If Bochy believes the curse was created from the instability of not having a definitive closer, than perhaps it is also the instability of definitive roles in the pen. If he believed that Law deserves the 8th inning setup role over Strickland, then he should stick to his guns and let Law pitch out of the 8th inning. (Still not sure how Matt Cain got the fifth spot over Blach.) If he lets up and wants to shuffle up the roles for the next game, then so be it, but the shift from short leash to long leash, concrete roles to matchup roles, all seem to be unbalancing to the pen.
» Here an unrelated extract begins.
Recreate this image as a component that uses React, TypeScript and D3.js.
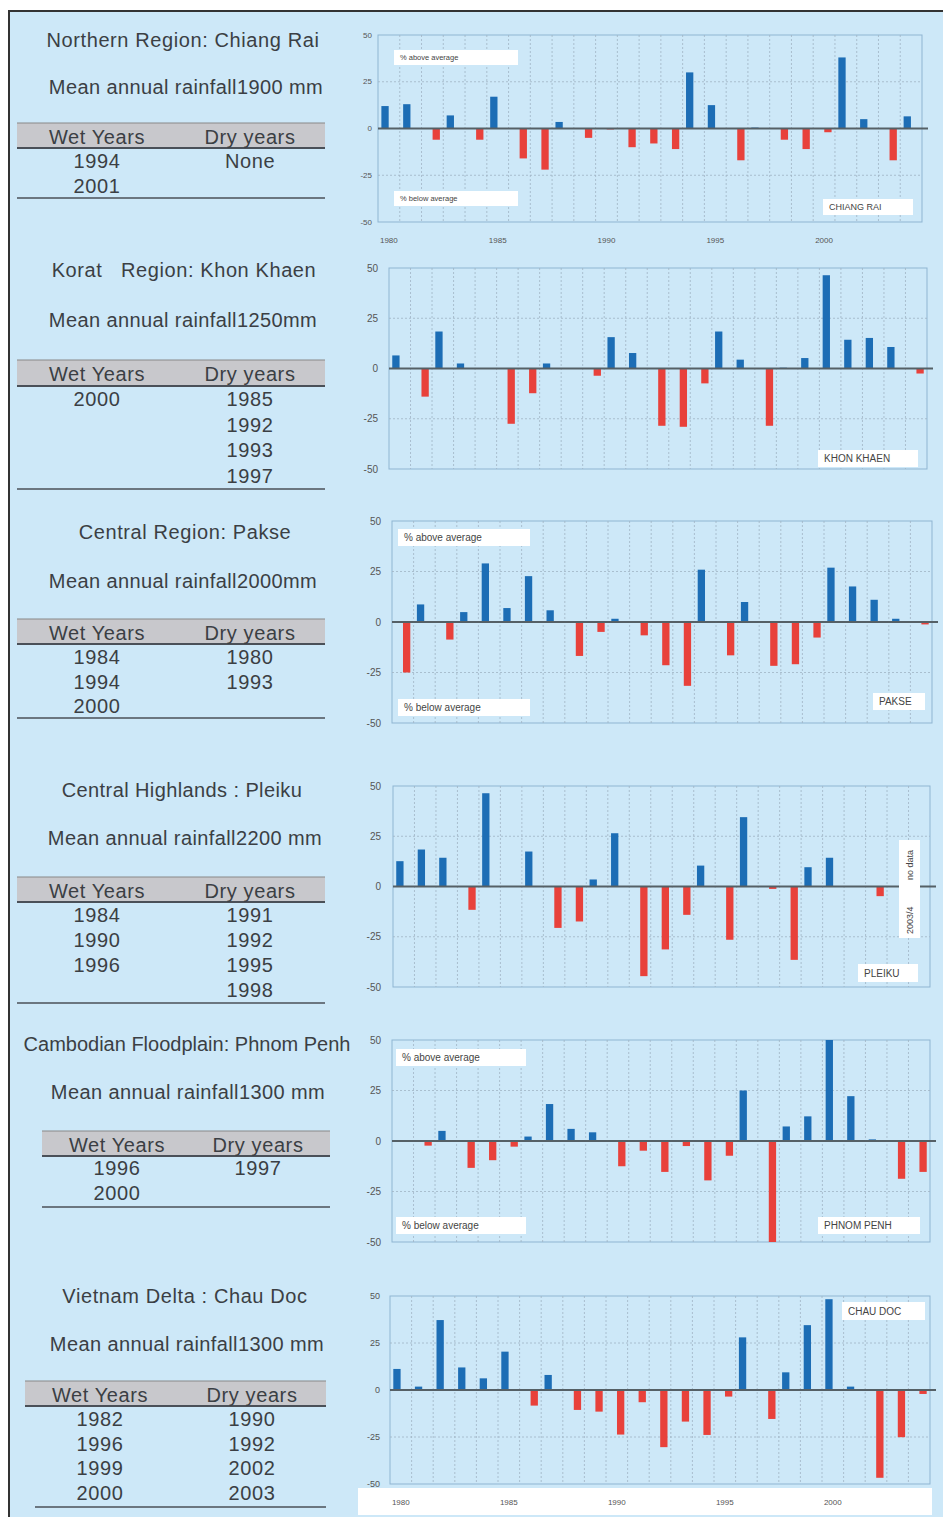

Nothing is more evident of this than the series against the Cubs last October. Game 3, Bochy lets Sergio Romo finish up his work in the 9th, but not before Romo had given up two runs and allowed the Cubs to tie. The Giants would end up winning this game. Game 4, on the other hand…up 5-2 in the 9th, Bochy uses Law, who immediately allows a single and is pulled for Javier Lopez. Lopez walks Anthony Rizzo and is pulled for Romo. Romo allows a double and is pulled for Will Smith. Smith allows a single, and then gets the first out on Jason Heyward’s bunt. He is then pulled for Strickland, who allows a single, but then ends the inning with a double play. The Giants end their season with a monumental bullpen collapse in the 9th inning.

This short-leash/ r-r l-l matchup tactic that Bochy sometimes uses, and sometimes does not, seems to have a role in the haunting of this Giants pen. While last year he never had the luxury of that star closer, and definitely does not have the likings of a Clippard-Betances-Chapman bullpen, I think Bochy does fare better when he allows his bullpen to settle into roles with a margin of error. Moreover, the Giants have a great bullpen of Strickland-Law-Melancon and supporting cast. However, the bullpen probably fares better when the question mark of that order disappears and the setup men have the chance to play out their roles.

Hell, we are one game into the season and do not know if the bullpen is still cursed, but if it is, perhaps the curse is caused by the handling of the pen, and not the skill within it.